Outcome of the EGM - Final audited number of votes for each resolution
| Resolution | Votes for | Votes against | Abstained | Result |
|---|---|---|---|---|
| Resolution on the proposed expansion of anaesthesia associates | 4,421 (88.94%) | 550 (11.06%) | 103 | Carried |
| Resolution on the supervision of anaesthesia associates | 4,665 (93.06%) | 348 (6.94%) | 105 | Carried |
| Resolution on information for patients | 4,813 (96.39%) | 180 (3.61%) | 115 | Carried |
| Resolution on rotational training | 4,347 (91.88%) | 384 (8.12%) | 326 | Carried |
| Resolution on national recruitment for doctors in training | 4,506 (98.02%) | 91 (1.98%) | 376 | Carried |
| Resolution on regional recruitment | 3,929 (88.73%) | 499 (11.27%) | 517 | Carried |

The full recording of the event is available on the RCoA website.

== Media coverage ==
Throughout the campaign, Anaesthetists United and the proposed EGM has attracted national media coverage. This interest coincided with the proposed national expansion of the Medical Associate Practitioner workforce outlined in the NHS Long Term Workforce Plan and emerging accounts of patient harm associated with unsupervised practice. One such case, the death of 30-year-old Emily Chesterton, was discussed in the House of Commons on 6 July 2023.

== Impact and legacy ==
Building on the success of Anaesthetists United, other medical professional groups in the UK, including general practitioners, radiologists, ophthalmologists and psychiatrists, have launched their own iterations of similar advocacy campaigns.
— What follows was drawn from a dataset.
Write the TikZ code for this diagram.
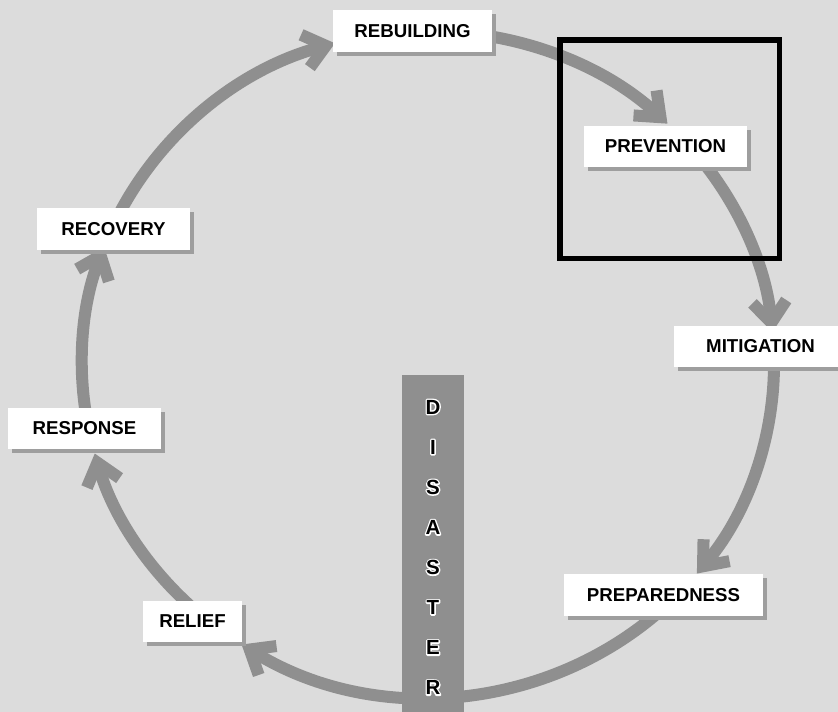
\documentclass[tikz,border=0pt]{standalone}
\usepackage{fontspec}
\setmainfont{Liberation Sans}
\usetikzlibrary{arrows.meta,shadows,calc}
\definecolor{bg}{RGB}{220,220,220}
\definecolor{arcgray}{RGB}{143,143,143}
\definecolor{shd}{RGB}{158,158,158}
\newcommand\outlined[1]{\rlap{\special{pdf:code 1 Tr 2.8 w 1 j 1 1 1 RG}#1\special{pdf:code 0 Tr 0.4 w 0 j 0 0 0 RG}}#1}
\begin{document}
\begin{tikzpicture}[x=1pt,y=1pt,
  lbl/.style={fill=white, inner sep=0pt, text=black,
    font=\fontsize{18.67}{22}\selectfont\bfseries,
    drop shadow={shadow xshift=4pt, shadow yshift=-4pt, fill=shd, opacity=1}},
  cyc/.style={draw=arcgray, line width=12pt, -{Straight Barb[length=21pt,width=34pt]}},
  dlet/.style={inner sep=0pt, text=black, font=\fontsize{20.5}{22}\selectfont\bfseries},
  ]
\useasboundingbox (0,0) rectangle (838,712);
\fill[bg] (0,0) rectangle (838,712);
\coordinate (C) at (428,348);
% arc start points (hidden under boxes)
\coordinate (s1) at ($(C)+(90:346pt and 333pt)$);
\coordinate (s2) at ($(C)+(40:346pt and 333pt)$);
\coordinate (s3) at ($(C)+(0:346pt and 333pt)$);
\coordinate (s4) at ($(C)+(-45:346pt and 333pt)$);
\coordinate (s5) at ($(C)+(-130:346pt and 333pt)$);
\coordinate (s6) at ($(C)+(-168:346pt and 333pt)$);
\coordinate (s7) at ($(C)+(-204:346pt and 333pt)$);
% cycle arrows
\draw[cyc] (s1) arc[start angle=90, end angle=46.2, x radius=346pt, y radius=333pt];
\draw[cyc] (s2) arc[start angle=40, end angle=5.5, x radius=346pt, y radius=333pt];
\draw[cyc] (s3) arc[start angle=0, end angle=-39, x radius=346pt, y radius=333pt];
\draw[cyc] (s4) arc[start angle=-45, end angle=-122.6, x radius=346pt, y radius=333pt];
\draw[cyc] (s5) arc[start angle=-130, end angle=-164.4, x radius=346pt, y radius=333pt];
\draw[cyc] (s6) arc[start angle=-168, end angle=-200.6, x radius=346pt, y radius=333pt];
\draw[cyc] (s7) arc[start angle=-204, end angle=-254.4, x radius=346pt, y radius=333pt];
% disaster bar
\node[fill=arcgray, inner sep=0pt, minimum width=62, minimum height=337, anchor=south west] (bar) at (402,0) {};
\foreach \L [count=\i] in {D,I,S,A,S,T,E,R} {
  \node[dlet] (d\i) at (433,{712-407-(\i-1)*40.1}) {\outlined{\L}};
}
% labels
\node[lbl, minimum width=159, minimum height=42] (rebuilding) at (412.5,{712-31}) {REBUILDING};
\node[lbl, minimum width=163, minimum height=41] (prevention) at (665.5,{712-146.5}) {PREVENTION};
\node[lbl, minimum width=173, minimum height=41] (mitigation) at (760.5,{712-346.5}) {MITIGATION};
\node[lbl, minimum width=199, minimum height=42] (preparedness) at (663.5,{712-595}) {PREPAREDNESS};
\node[lbl, minimum width=99, minimum height=41] (relief) at (192.5,{712-621.5}) {RELIEF};
\node[lbl, minimum width=153, minimum height=41] (response) at (84.5,{712-428.5}) {RESPONSE};
\node[lbl, minimum width=153, minimum height=42] (recovery) at (113.5,{712-229}) {RECOVERY};
% highlight frame
\node[draw=black, line width=5.5pt, inner sep=0pt, minimum width=219.5, minimum height=218.5] (frame) at (669.75,{712-149.25}) {};
\end{tikzpicture}
\end{document}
Following the success of the RCoA EGM Anaesthetists United announced it would stop its activities on 18 October 2023. The RCoA committed itself to addressing the views of the membership.

A 2024 economic analysis published in the BJA argued that for AAs to be economically viable, a salary of less than 50% of their medically qualified supervisors would be required; they note that AA salaries exceed this. The authors further argue that AAs, as currently implemented, are not economically viable, and that to achieve economic viability, they would either need to be paid less, have their autonomy increased, or "the AA programme should be terminated". The author in this article based the supervisors salary on SAS doctors, when in practice the supervision is provided by consultants. Consultant salaries in the NHS start at £99,532 rising to £131,964. A newly qualified AA would often start at band 7 starting at £43,742 up to a maximum on top of band 8a £57,349. The more accurate supervisor salary changes the conclusion of the article as the salary range of an AA remains 50% or lower than that of their consultant supervisors.